Numeric overflows in things like calculation of buffer sizes can lead to vulnerabilities.

Signed overflow is UB, and due to integer promotion signs creep in unexpected places.

It's not trivial to check if overflow happened due to UB rules. A naive check can make things even worse by "proving" the opposite to the optimizer.

And all of that is to read one bit that CPUs have readily available.


As you say, detecting the overflow is easy, but efficiently handling it is not. It adds a branch to every single arithmetic operation, and it makes it much harder for the compiler to optimise things e.g. it is hard to vectorise a loop summing an array, if every + has a conditional branch on the overflow flag.

(Also, I believe it introduces a lot of data dependencies, getting in the way of the out-of-order execution of modern CPUs.)


It could be, if the hardware supported it. Consider this quote from that page:

"in some debug configurations overflow is detected and results in a panic"

That's not good enough. We want to always detect it! Many critical bugs are caused by this in production builds too. Solving it at the language level would require inserting branches on every integer operation which is obviously not acceptable.


The processors I've used all have an overflow flag that will tell you if an addition result exceeded the size of the register. But I'm not aware of any compilers that will use the flag, because it adds overhead that isn't wanted or needed 99.99% of the time.

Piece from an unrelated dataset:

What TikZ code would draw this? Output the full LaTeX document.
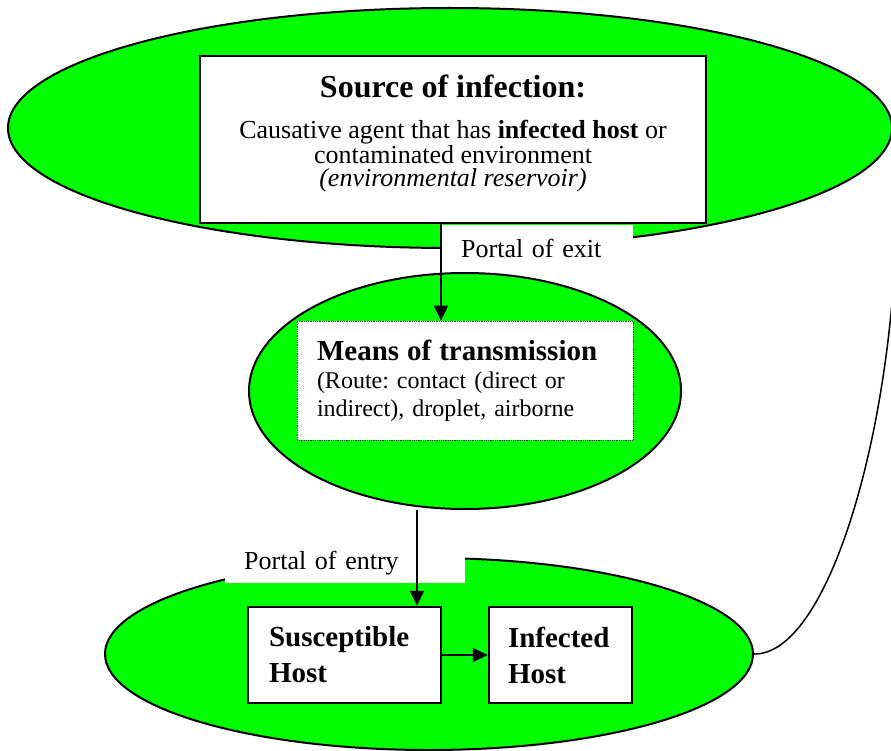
\documentclass[tikz,border=0pt]{standalone}
\usepackage{fontspec}
\setmainfont{Liberation Serif}
\frenchspacing
\usetikzlibrary{arrows.meta,shapes.geometric}
\definecolor{limex}{HTML}{00FF00}
\tikzset{
  ar/.style={-{Triangle[length=15pt,width=14pt]},line width=2pt},
  ring/.style={ellipse,draw,line width=2pt,fill=limex,inner sep=0pt},
  box/.style={draw,line width=2.5pt,fill=white,align=left,inner ysep=0pt,minimum height=96pt,font=\fontsize{29}{36}\selectfont\bfseries},
  tag/.style={fill=white,align=left,font=\fontsize{26}{30}\selectfont,text height=18pt,text depth=6pt}
}

\begin{document}
\begin{tikzpicture}[x=1pt,y=-1pt]
\fill[white] (0,0) rectangle (891,751);
\useasboundingbox (0,0) rectangle (891,751);
\node[ring,minimum width=884pt,minimum height=240pt] (srcring) at (450,128) {};
\node[draw,line width=2.5pt,fill=white,minimum width=506pt,minimum height=167pt,inner sep=0pt] (srcbox) at (453,139.5) {};
\node[anchor=north,align=center,inner sep=0pt,font=\fontsize{26}{23}\selectfont] (srctext) at (453,75)
  {{\fontsize{32}{32}\selectfont\bfseries Source of infection:}\\[18pt]
   Causative agent that has \textbf{infected host} or\\
   contaminated environment\\
   \textit{(environmental reservoir)}};
\node[tag,anchor=north west,text width=152pt,inner xsep=20pt,inner ysep=14.5pt] (exitlbl) at (441,224.5) {Portal of exit};
\node[ring,minimum width=432pt,minimum height=236pt] (meansring) at (465,391) {};
\node[draw=black!75,densely dotted,line width=0.8pt,fill=white,align=left,text width=296pt,inner xsep=20pt,minimum height=119pt,font=\fontsize{24}{28}\selectfont] (meansbox) at (465,380.5)
  {{\fontsize{29}{28}\selectfont\bfseries Means of transmission}\\
   (Route: contact (direct or\\
   indirect), droplet, airborne};
\node[ring,minimum width=648pt,minimum height=192pt] (hostring) at (429,654) {};
\node[tag,anchor=south west,text width=202pt,inner xsep=19pt,inner ysep=7pt] (entrylbl) at (225,583) {Portal of entry};
\node[box,text width=151pt,inner xsep=21pt] (suscbox) at (344.5,655) {Susceptible\\Host};
\node[box,text width=105pt,inner xsep=19pt] (infbox) at (560.5,655) {Infected\\Host};
\coordinate (entrypt) at (417,0);
\coordinate (loopend) at (896,240);
\draw[ar] (srcbox.south -| exitlbl.west) -- (meansbox.north -| exitlbl.west);
\draw[ar] (meansring.south -| entrypt) -- (suscbox.north -| entrypt);
\draw[ar] (suscbox.east) -- (infbox.west);
\draw[line width=1.5pt] (hostring.east) .. controls (825,655) and (888,450) .. (loopend);
\end{tikzpicture}
\end{document}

Instead of being stuck with yet another inaccurate number type for integers, I want to see hardware assisted bigints. Something like:

- A value is either a 63 bit signed integer or a pointer to external storage, using one bit to tell which.

- One instruction to take two operands, test if either is a pointer, do arithmetic, and test for overflow. Those cases would jump to a previously configured operation table for software helpers.

- A bit to distinguish bigint from trap-on-overflow, which would differ only in what the software helper does.

- Separate branch predictor for this and normal branches?

I don't know much about CPUs, but this doesn't seem unreasonable, and it could eliminate classes of software errors.


The boost safe_numerics library (c++) has support for this (up to a point), in addition to detecting overflow at compile or run time.

> Overflow detection at the CPU level is almost free.

Yes, detecting the overflow is free but reacting to it is expensive. If you do care about it, you'll fire off some kind of trap handler or at least do a data dependent branch which has a performance hit with pipelining.

It's definitely not something that should be enabled for every integer operation for all languages.


It's that, or have every + risk integer overflow.

It's a small thing, but it's nice to do. Or at least detect overflows and move to bignum in the default numerical implementation. It's not end-of-the-world if you don't, but it helps avoid a lot of bugs...


> With hardware support, it is even fairly cheap to implement, as you just connect the overflow bit of your integer ALUs to something interrupt-triggering.

You can exploit the IEEE-754 inexactness exception with doubles if you're okay with 53 bits of integer precision. Tim Sweeney showed me this trick a long time ago, which he combined with run-time code patching so that an arithmetic operation would be speculatively compiled as either fixnum or bignum based on observed run-time behavior. It'd compile it to fixnum by default with an overflow trap using the FP inexact exception. The trap would patch the fixnum site with the equivalent bignum code and resume. With hindsight inspired by modern trace compilers like LuaJIT, the better approach is probably to compile entire traces speculated on either case, so you can hoist most of the guard predicates and not speculate based solely on the proximate call site but on longer traces.